The manor was sold by the Duchy to John Williams of Scorrier House circa 1807. 1807 saw Sir William Lewis Salusbury-Trelawny, 8th Baronet, of the Salusbury-Trelawny baronets, purchase the estate.

==St Andrew's Parish==
===Granite cross===
A granite cross at the eastern end of the churchyard marks the grave of Sir William Lewis Salusbury-Trelawny, 8th Baronet, of Harewood House, Calstock, part of Salusbury-Trelawny baronets, who was for some time the Lord Lieutenant of Cornwall and M.P. for East Cornwall. He died at Harewood in 1856, aged seventy five years. Folklore says that Sir William didn't want his body ever to leave his estate and so he was carried in through the back gate to his current resting spot, closest to his estate. Inside the church, just north of the pulpit, are two plaques:
1. At the top of one is inscribed "Laus Deo" ("Praise God"). Below that are inscribed the names of the four children of Sir William, the oldest living to just 28.
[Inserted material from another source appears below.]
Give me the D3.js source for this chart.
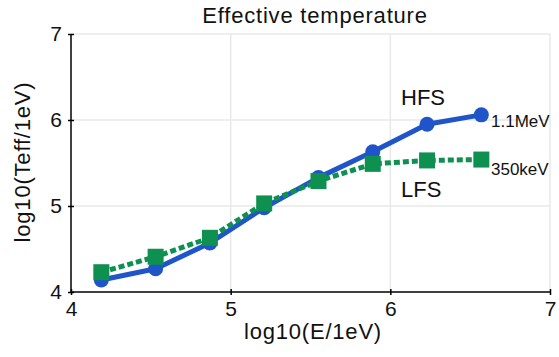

2. At the top of the other is an image of the cross, inscribed "Beneath The Cross"; below, Sir William and his wife are depicted. Below them is their fifth child, whom also died in middle age.

==Modern day==
Harewood House has since been changed. The house is now only two storeys tall as the roof height has been lowered. The building is divided east and west by a rather out-of-place looking large stone doorway. Whilst West Harewood House is a single residential property the East comprises two.